* [Exercise instructions]:
Search the material for the word "this" and report each line where it turns up.

* [Records for the task]:
[BEGIN]

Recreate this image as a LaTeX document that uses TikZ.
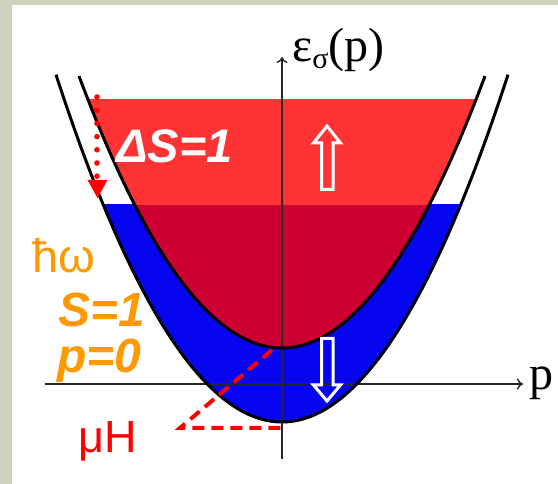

[END]
[BEGIN]

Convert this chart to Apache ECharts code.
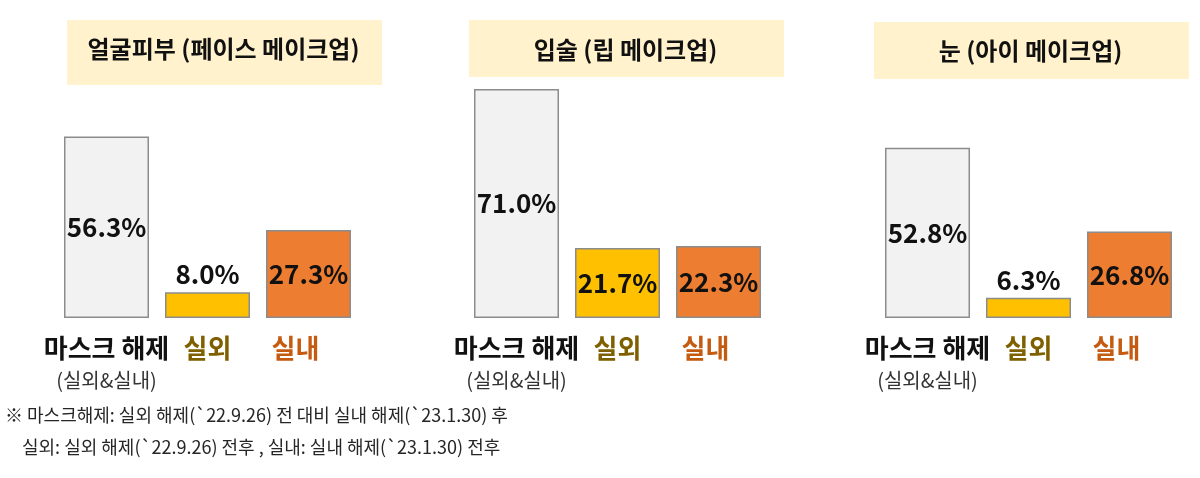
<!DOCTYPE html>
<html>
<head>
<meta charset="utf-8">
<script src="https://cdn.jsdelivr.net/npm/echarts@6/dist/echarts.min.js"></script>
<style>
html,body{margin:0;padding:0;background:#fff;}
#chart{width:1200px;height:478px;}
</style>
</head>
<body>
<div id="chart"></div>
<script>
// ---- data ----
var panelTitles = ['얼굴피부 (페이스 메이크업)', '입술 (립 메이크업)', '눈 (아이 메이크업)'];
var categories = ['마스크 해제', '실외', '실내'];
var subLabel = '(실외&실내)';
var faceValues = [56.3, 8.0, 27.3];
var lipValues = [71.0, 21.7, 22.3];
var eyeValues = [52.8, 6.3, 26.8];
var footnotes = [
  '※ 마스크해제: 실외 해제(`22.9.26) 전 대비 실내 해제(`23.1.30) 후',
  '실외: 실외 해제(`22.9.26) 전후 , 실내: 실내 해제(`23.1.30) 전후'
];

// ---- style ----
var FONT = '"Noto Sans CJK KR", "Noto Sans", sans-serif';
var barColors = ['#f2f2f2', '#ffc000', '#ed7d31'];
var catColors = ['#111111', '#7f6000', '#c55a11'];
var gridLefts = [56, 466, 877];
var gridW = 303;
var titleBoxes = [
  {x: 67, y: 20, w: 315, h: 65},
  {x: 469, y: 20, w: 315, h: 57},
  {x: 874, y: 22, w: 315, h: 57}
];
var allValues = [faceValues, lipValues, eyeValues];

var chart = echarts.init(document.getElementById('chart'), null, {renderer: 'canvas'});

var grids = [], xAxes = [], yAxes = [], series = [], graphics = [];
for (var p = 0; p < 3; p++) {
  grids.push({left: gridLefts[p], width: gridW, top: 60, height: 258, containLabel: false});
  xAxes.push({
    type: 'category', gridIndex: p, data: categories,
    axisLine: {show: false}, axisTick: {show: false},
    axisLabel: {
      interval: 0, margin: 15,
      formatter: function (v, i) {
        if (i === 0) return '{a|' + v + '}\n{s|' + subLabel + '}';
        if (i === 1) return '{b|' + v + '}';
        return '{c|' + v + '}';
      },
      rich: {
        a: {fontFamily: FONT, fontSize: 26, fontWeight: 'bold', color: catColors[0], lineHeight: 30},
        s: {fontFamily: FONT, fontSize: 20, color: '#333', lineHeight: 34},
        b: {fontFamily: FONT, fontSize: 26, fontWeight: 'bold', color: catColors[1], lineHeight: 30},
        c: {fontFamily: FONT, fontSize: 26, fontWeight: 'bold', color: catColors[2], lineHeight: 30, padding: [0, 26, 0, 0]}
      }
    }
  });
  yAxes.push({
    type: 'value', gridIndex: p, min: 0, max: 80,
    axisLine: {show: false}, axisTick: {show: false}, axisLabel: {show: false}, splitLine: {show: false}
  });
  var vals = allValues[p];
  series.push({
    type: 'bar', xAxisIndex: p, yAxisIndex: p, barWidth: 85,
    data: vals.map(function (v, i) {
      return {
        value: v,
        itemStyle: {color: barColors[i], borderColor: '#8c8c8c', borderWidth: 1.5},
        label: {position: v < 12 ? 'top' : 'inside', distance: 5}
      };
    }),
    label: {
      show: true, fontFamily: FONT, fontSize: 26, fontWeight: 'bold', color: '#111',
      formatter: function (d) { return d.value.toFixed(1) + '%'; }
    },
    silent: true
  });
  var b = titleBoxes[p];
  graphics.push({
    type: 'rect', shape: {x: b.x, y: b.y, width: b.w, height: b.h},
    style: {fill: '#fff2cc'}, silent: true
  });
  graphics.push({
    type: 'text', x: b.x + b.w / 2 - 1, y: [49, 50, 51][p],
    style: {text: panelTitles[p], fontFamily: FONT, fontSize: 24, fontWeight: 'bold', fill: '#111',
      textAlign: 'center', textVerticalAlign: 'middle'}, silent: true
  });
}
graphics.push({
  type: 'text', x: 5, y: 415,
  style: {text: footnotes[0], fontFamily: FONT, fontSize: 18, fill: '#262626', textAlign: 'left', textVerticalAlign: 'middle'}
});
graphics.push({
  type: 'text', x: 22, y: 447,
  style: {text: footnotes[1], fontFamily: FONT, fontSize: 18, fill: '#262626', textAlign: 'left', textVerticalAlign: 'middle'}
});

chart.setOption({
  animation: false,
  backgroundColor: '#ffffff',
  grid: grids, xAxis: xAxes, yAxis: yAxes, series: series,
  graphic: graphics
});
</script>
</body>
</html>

[END]

* [Written response]:
Recreate this image as a LaTeX document that uses TikZ.
Convert this chart to Apache ECharts code.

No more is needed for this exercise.